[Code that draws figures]
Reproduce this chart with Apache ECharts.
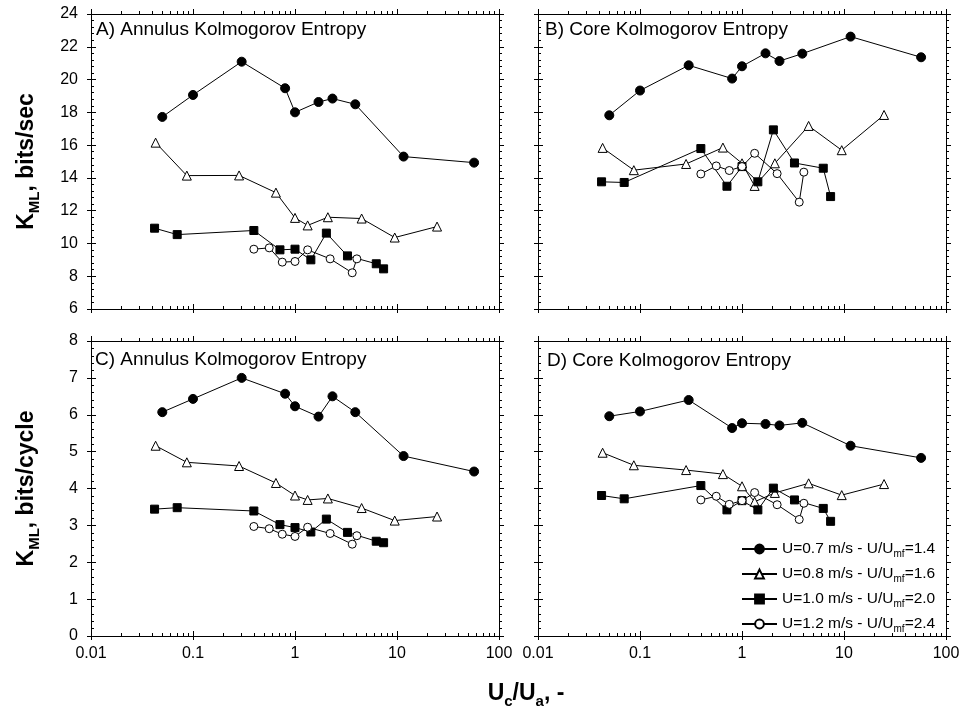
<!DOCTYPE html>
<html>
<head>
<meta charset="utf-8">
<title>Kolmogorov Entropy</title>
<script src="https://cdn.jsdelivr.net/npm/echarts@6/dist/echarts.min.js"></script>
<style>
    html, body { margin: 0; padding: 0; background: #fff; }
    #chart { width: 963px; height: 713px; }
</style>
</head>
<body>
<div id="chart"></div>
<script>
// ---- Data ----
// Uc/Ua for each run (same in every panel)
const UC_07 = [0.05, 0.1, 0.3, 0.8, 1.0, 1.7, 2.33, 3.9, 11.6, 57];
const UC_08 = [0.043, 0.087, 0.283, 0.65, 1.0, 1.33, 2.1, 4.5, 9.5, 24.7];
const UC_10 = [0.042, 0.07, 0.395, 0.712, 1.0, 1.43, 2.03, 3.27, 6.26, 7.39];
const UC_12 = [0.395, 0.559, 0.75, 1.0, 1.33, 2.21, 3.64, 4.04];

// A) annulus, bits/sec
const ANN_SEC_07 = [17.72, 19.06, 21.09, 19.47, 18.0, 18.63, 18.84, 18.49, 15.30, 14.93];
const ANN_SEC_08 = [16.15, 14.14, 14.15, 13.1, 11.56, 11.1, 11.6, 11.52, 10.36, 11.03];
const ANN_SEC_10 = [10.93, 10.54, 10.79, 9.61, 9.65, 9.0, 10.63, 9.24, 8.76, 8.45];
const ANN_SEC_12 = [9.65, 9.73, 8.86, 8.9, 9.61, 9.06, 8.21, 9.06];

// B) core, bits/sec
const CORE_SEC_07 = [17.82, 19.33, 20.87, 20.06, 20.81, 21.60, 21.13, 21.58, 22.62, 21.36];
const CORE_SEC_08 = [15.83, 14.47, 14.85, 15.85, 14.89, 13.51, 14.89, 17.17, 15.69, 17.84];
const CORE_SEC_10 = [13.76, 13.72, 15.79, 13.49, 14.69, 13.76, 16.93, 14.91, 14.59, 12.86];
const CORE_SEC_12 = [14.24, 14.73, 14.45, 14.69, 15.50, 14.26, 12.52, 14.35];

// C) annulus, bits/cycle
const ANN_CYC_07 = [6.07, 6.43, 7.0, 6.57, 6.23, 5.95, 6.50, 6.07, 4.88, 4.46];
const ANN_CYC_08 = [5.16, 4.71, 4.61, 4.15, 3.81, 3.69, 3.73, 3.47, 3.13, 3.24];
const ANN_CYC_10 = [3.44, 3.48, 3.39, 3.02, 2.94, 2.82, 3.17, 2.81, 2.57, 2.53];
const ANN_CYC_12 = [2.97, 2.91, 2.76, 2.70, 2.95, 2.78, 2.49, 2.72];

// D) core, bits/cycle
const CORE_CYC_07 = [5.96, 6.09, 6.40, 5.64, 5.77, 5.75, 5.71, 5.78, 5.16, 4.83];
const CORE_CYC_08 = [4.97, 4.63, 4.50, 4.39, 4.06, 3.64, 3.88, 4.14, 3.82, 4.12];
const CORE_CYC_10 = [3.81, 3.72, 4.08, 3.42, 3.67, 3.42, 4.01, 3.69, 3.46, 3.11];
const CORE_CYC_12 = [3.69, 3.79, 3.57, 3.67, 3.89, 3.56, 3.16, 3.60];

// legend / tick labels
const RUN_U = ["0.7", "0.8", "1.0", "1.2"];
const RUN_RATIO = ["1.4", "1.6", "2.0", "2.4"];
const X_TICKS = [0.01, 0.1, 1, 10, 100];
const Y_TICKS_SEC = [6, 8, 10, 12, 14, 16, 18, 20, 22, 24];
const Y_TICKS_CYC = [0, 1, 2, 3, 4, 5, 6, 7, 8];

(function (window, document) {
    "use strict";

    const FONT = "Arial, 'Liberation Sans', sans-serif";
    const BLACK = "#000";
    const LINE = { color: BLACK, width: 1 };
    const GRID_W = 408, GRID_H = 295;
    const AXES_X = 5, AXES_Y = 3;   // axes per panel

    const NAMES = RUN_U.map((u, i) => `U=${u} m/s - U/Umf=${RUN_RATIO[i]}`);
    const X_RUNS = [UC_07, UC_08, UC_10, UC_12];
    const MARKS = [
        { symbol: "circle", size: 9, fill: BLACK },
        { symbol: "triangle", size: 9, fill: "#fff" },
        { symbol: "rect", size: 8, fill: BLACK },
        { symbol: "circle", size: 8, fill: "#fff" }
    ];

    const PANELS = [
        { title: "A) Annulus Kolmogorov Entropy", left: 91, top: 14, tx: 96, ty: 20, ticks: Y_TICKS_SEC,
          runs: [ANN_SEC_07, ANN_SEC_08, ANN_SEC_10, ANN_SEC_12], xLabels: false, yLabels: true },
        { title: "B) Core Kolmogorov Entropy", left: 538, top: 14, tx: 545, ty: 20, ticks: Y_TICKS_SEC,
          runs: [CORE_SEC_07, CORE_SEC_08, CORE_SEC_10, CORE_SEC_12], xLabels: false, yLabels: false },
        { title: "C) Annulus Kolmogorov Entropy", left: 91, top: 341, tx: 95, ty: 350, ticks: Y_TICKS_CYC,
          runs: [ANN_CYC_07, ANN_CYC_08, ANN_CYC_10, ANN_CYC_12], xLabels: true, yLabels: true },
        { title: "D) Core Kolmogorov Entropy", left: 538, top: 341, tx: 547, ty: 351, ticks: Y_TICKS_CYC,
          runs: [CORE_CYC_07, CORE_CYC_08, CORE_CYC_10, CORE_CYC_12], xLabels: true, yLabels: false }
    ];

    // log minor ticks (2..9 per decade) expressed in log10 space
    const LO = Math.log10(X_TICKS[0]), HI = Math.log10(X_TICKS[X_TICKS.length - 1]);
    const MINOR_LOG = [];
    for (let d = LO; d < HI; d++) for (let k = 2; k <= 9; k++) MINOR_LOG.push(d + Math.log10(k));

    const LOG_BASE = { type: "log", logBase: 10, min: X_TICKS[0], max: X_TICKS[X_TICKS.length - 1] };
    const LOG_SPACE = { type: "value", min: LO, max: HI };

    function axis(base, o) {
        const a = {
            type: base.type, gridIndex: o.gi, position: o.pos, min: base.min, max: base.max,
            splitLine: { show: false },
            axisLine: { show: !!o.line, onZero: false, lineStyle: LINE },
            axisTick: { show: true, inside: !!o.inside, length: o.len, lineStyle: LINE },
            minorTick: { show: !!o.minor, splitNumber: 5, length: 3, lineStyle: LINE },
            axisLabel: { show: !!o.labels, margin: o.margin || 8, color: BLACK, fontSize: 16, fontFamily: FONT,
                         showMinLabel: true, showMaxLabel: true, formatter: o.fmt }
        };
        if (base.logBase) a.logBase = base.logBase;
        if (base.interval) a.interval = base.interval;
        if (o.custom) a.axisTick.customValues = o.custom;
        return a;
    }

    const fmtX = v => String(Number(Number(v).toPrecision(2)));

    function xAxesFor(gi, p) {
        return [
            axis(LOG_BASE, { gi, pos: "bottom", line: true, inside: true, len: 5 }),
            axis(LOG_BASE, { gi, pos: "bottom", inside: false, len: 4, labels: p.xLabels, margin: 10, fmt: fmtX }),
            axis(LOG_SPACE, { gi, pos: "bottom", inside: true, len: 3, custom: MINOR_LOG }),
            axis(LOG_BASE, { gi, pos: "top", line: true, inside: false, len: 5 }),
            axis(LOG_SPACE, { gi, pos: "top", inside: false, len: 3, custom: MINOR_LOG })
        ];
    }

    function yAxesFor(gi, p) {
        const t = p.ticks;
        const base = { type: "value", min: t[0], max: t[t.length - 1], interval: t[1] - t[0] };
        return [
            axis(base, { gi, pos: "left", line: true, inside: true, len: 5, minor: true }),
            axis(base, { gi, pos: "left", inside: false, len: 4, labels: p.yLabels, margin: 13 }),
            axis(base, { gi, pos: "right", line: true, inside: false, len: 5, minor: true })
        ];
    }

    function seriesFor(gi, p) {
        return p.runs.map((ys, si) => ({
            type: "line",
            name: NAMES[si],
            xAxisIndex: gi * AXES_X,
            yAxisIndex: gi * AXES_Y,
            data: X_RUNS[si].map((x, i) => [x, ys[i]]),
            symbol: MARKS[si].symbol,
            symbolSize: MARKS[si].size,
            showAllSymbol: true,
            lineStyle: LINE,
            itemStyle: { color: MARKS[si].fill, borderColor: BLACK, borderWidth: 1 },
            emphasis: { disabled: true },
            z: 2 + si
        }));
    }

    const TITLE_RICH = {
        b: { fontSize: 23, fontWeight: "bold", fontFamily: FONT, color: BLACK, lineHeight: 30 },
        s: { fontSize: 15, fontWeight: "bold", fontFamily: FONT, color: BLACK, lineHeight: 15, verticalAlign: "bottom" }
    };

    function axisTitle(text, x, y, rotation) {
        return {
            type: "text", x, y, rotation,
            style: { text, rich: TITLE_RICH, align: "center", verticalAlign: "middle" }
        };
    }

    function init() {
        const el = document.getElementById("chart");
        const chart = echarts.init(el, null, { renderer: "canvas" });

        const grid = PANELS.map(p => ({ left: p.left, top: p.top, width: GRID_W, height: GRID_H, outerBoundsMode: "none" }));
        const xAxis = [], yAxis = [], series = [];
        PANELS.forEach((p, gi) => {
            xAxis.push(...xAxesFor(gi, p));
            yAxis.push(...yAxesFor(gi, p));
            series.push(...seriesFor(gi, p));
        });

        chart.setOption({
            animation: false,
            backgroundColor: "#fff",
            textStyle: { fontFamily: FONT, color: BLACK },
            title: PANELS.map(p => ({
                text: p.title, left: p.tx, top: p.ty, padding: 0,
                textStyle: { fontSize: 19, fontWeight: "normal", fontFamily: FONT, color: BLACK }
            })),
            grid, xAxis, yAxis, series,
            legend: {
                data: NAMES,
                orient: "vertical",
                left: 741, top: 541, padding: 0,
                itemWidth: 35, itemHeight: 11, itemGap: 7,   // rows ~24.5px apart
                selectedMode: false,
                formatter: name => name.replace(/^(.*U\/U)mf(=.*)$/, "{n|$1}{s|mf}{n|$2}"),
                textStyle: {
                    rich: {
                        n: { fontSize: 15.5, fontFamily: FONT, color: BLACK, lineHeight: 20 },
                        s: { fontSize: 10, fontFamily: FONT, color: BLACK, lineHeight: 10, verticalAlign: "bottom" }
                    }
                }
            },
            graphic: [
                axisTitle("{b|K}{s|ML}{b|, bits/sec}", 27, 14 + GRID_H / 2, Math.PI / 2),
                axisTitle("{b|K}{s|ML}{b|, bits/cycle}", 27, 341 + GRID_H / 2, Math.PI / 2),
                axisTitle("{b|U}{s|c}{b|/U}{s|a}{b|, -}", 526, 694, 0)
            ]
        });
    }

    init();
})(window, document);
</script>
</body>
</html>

* * *

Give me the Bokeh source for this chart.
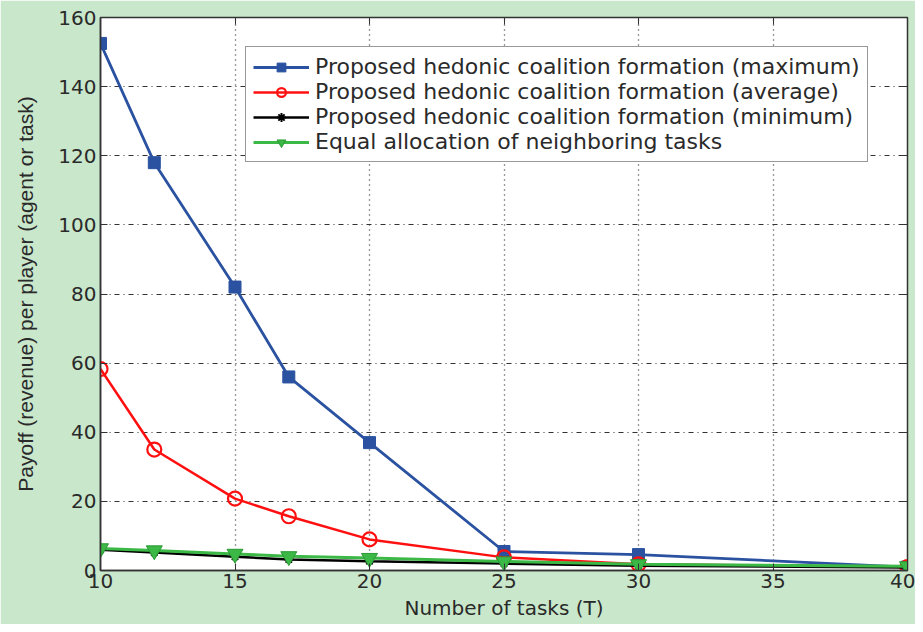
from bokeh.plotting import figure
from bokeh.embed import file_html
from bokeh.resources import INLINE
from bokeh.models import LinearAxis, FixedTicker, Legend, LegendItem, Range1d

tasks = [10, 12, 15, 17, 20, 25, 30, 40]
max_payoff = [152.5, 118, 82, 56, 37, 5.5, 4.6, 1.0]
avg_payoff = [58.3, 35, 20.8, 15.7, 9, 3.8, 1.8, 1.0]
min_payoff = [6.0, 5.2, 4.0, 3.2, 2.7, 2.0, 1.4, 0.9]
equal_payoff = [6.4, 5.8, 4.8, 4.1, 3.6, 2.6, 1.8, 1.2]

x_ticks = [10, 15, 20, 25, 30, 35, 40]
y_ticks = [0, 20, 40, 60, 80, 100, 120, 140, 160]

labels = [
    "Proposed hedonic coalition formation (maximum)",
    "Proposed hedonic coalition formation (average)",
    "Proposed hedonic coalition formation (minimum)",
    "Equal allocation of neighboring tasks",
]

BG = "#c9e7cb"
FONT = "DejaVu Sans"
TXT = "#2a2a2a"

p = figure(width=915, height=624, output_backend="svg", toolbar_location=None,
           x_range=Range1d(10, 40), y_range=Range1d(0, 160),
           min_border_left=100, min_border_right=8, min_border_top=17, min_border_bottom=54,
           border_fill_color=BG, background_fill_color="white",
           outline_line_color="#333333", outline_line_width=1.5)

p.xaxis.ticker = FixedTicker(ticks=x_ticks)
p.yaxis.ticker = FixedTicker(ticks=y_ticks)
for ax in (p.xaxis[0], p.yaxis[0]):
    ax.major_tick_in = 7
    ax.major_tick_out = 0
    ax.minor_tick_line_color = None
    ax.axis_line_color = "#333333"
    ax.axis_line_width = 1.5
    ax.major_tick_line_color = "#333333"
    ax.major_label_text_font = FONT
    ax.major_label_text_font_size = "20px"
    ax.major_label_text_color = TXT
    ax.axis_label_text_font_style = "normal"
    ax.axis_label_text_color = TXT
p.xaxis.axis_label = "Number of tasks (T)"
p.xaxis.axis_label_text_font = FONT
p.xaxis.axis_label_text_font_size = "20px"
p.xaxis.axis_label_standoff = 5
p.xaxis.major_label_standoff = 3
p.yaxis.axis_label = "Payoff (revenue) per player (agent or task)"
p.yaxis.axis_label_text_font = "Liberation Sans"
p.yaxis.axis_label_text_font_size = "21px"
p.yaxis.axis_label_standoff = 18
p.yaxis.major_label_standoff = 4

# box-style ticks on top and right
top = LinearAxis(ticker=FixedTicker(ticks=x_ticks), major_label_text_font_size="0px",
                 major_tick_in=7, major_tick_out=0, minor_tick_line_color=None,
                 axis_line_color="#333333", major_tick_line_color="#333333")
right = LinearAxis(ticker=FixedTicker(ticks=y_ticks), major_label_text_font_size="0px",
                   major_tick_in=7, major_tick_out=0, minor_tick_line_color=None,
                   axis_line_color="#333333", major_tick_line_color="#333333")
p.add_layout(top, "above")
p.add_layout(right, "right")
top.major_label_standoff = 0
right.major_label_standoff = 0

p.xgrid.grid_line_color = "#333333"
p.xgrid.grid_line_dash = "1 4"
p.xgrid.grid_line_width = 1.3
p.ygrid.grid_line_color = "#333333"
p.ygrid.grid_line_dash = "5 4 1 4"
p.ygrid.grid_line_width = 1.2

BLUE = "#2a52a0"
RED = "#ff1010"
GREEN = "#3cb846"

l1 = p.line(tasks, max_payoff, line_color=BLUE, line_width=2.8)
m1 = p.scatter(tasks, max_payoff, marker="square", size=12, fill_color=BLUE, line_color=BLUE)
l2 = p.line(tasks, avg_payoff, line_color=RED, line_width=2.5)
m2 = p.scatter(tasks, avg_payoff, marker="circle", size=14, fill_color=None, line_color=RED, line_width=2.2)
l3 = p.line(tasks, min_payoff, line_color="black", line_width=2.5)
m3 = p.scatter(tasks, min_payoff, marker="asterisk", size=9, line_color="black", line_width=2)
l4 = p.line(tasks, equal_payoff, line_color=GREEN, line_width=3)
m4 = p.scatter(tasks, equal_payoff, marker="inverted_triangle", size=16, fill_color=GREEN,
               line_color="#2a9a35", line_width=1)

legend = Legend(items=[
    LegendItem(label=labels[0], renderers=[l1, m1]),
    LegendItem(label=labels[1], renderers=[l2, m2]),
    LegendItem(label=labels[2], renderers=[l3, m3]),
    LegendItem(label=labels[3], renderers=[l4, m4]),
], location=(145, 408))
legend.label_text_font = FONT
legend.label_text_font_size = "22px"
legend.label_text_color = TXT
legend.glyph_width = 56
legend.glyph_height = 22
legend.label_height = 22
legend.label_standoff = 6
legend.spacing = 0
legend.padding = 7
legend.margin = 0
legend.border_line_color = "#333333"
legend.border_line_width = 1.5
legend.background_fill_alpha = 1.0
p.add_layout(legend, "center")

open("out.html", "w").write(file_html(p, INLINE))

*Brief*
The copy should hold exactly the lines from the line with "Reproduce this chart with Apache ECharts." to the line with "9.06, 8.21, 9.06];", both ends in, set down without any pictures and with nothing added.

*Complete output*
Reproduce this chart with Apache ECharts.
<!DOCTYPE html>
<html>
<head>
<meta charset="utf-8">
<title>Kolmogorov Entropy</title>
<script src="https://cdn.jsdelivr.net/npm/echarts@6/dist/echarts.min.js"></script>
<style>
    html, body { margin: 0; padding: 0; background: #fff; }
    #chart { width: 963px; height: 713px; }
</style>
</head>
<body>
<div id="chart"></div>
<script>
// ---- Data ----
// Uc/Ua for each run (same in every panel)
const UC_07 = [0.05, 0.1, 0.3, 0.8, 1.0, 1.7, 2.33, 3.9, 11.6, 57];
const UC_08 = [0.043, 0.087, 0.283, 0.65, 1.0, 1.33, 2.1, 4.5, 9.5, 24.7];
const UC_10 = [0.042, 0.07, 0.395, 0.712, 1.0, 1.43, 2.03, 3.27, 6.26, 7.39];
const UC_12 = [0.395, 0.559, 0.75, 1.0, 1.33, 2.21, 3.64, 4.04];

// A) annulus, bits/sec
const ANN_SEC_07 = [17.72, 19.06, 21.09, 19.47, 18.0, 18.63, 18.84, 18.49, 15.30, 14.93];
const ANN_SEC_08 = [16.15, 14.14, 14.15, 13.1, 11.56, 11.1, 11.6, 11.52, 10.36, 11.03];
const ANN_SEC_10 = [10.93, 10.54, 10.79, 9.61, 9.65, 9.0, 10.63, 9.24, 8.76, 8.45];
const ANN_SEC_12 = [9.65, 9.73, 8.86, 8.9, 9.61, 9.06, 8.21, 9.06];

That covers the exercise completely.